TASK STATEMENT: Output every entry exactly as written, but omit the pictures.

Entries taken from a collection
[start]
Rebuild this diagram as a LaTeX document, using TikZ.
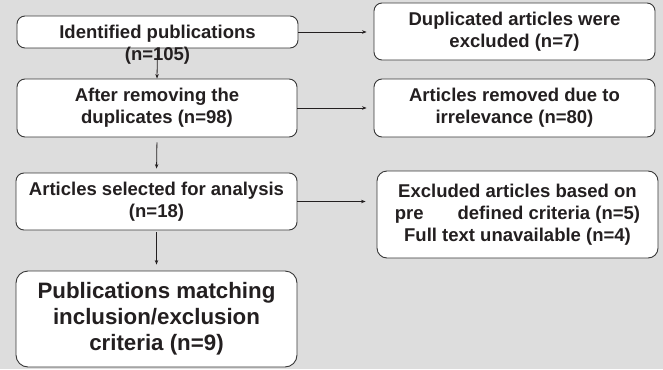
\documentclass[tikz,border=0pt]{standalone}
\usepackage{fontspec}
\setmainfont{Liberation Sans}
\usetikzlibrary{arrows.meta,calc}
\definecolor{bg}{RGB}{221,221,221}
\definecolor{ink}{RGB}{35,31,32}
\definecolor{edge}{RGB}{55,55,55}
\tikzset{
  box/.style={draw=edge, fill=white, line width=0.9pt, rounded corners=8pt, inner sep=0pt},
  txt/.style={text=ink, align=center, font=\bfseries\fontsize{18.5}{22}\selectfont, inner sep=0pt},
  bigtxt/.style={text=ink, align=center, font=\bfseries\fontsize{22.3}{26}\selectfont, inner sep=0pt},
  arr/.style={draw=ink, line width=0.8pt, -{Stealth[length=4.5pt,width=3.5pt]}}
}
\begin{document}
\begin{tikzpicture}[x=1pt,y=1pt]
\useasboundingbox (0,0) rectangle (663,-369);
\fill[bg] (0,0) rectangle (663,-369);
% left column boxes
\node[box, minimum width=281, minimum height=32] (b1) at (157.5,-32) {};
\node[txt] (b1t) at (157.5,-45) {Identified publications\\(n=105)};
\node[box, minimum width=280, minimum height=58, txt] (b2) at (157,-108) {After removing the\\duplicates (n=98)};
\node[box, minimum width=281, minimum height=57, txt] (b3) at (156.5,-201.5) {Articles selected for analysis\\(n=18)};
\node[box, minimum width=281, minimum height=96, rounded corners=12pt, bigtxt] (b4) at (156.5,-319) {Publications matching\\inclusion/exclusion\\criteria (n=9)};
% right column boxes
\node[box, minimum width=281, minimum height=57, txt] (r1) at (514.5,-31.5) {Duplicated articles were\\excluded (n=7)};
\node[box, minimum width=281, minimum height=58, txt] (r2) at (514.5,-108) {Articles removed due to\\irrelevance (n=80)};
\node[box, minimum width=281, minimum height=87, rounded corners=10pt, txt] (r3) at (517.5,-214.5) {Excluded articles based on\\pre\hspace{34pt}defined criteria (n=5)\\Full text unavailable (n=4)};
% vertical arrows
\draw[arr] (b1.south) -- (b2.north);
\draw[arr, shorten <=5pt, shorten >=4pt] (b2.south) -- (b3.north);
\draw[arr, shorten <=2pt, shorten >=6pt] (b3.south) -- (b4.north);
% horizontal arrows
\draw[arr, shorten >=7pt] (b1.east) -- (b1.east -| r1.west);
\draw[arr, shorten >=7pt] (b2.east) -- (r2.west);
\draw[arr, shorten >=11pt] (b3.east) -- (b3.east -| r3.west);
\end{tikzpicture}
\end{document}
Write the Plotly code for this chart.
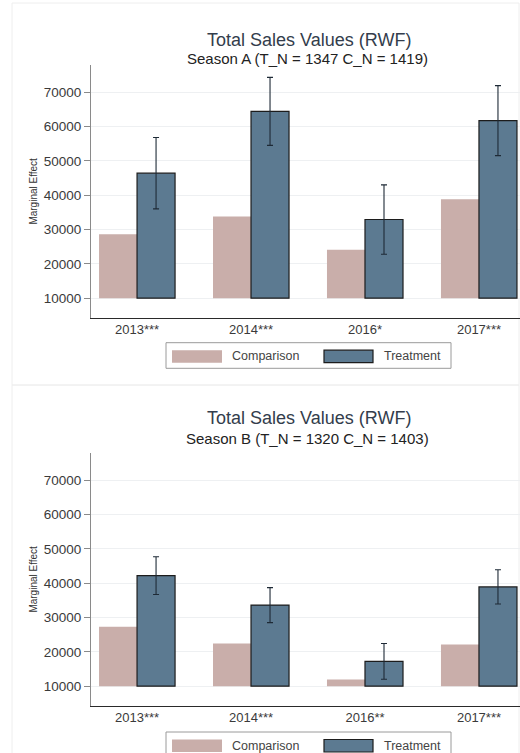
[end]
SOLUTION:
Rebuild this diagram as a LaTeX document, using TikZ.
\documentclass[tikz,border=0pt]{standalone}
\usepackage{fontspec}
\setmainfont{Liberation Sans}
\usetikzlibrary{arrows.meta,calc}
\definecolor{bg}{RGB}{221,221,221}
\definecolor{ink}{RGB}{35,31,32}
\definecolor{edge}{RGB}{55,55,55}
\tikzset{
  box/.style={draw=edge, fill=white, line width=0.9pt, rounded corners=8pt, inner sep=0pt},
  txt/.style={text=ink, align=center, font=\bfseries\fontsize{18.5}{22}\selectfont, inner sep=0pt},
  bigtxt/.style={text=ink, align=center, font=\bfseries\fontsize{22.3}{26}\selectfont, inner sep=0pt},
  arr/.style={draw=ink, line width=0.8pt, -{Stealth[length=4.5pt,width=3.5pt]}}
}
\begin{document}
\begin{tikzpicture}[x=1pt,y=1pt]
\useasboundingbox (0,0) rectangle (663,-369);
\fill[bg] (0,0) rectangle (663,-369);
% left column boxes
\node[box, minimum width=281, minimum height=32] (b1) at (157.5,-32) {};
\node[txt] (b1t) at (157.5,-45) {Identified publications\\(n=105)};
\node[box, minimum width=280, minimum height=58, txt] (b2) at (157,-108) {After removing the\\duplicates (n=98)};
\node[box, minimum width=281, minimum height=57, txt] (b3) at (156.5,-201.5) {Articles selected for analysis\\(n=18)};
\node[box, minimum width=281, minimum height=96, rounded corners=12pt, bigtxt] (b4) at (156.5,-319) {Publications matching\\inclusion/exclusion\\criteria (n=9)};
% right column boxes
\node[box, minimum width=281, minimum height=57, txt] (r1) at (514.5,-31.5) {Duplicated articles were\\excluded (n=7)};
\node[box, minimum width=281, minimum height=58, txt] (r2) at (514.5,-108) {Articles removed due to\\irrelevance (n=80)};
\node[box, minimum width=281, minimum height=87, rounded corners=10pt, txt] (r3) at (517.5,-214.5) {Excluded articles based on\\pre\hspace{34pt}defined criteria (n=5)\\Full text unavailable (n=4)};
% vertical arrows
\draw[arr] (b1.south) -- (b2.north);
\draw[arr, shorten <=5pt, shorten >=4pt] (b2.south) -- (b3.north);
\draw[arr, shorten <=2pt, shorten >=6pt] (b3.south) -- (b4.north);
% horizontal arrows
\draw[arr, shorten >=7pt] (b1.east) -- (b1.east -| r1.west);
\draw[arr, shorten >=7pt] (b2.east) -- (r2.west);
\draw[arr, shorten >=11pt] (b3.east) -- (b3.east -| r3.west);
\end{tikzpicture}
\end{document}
Write the Plotly code for this chart.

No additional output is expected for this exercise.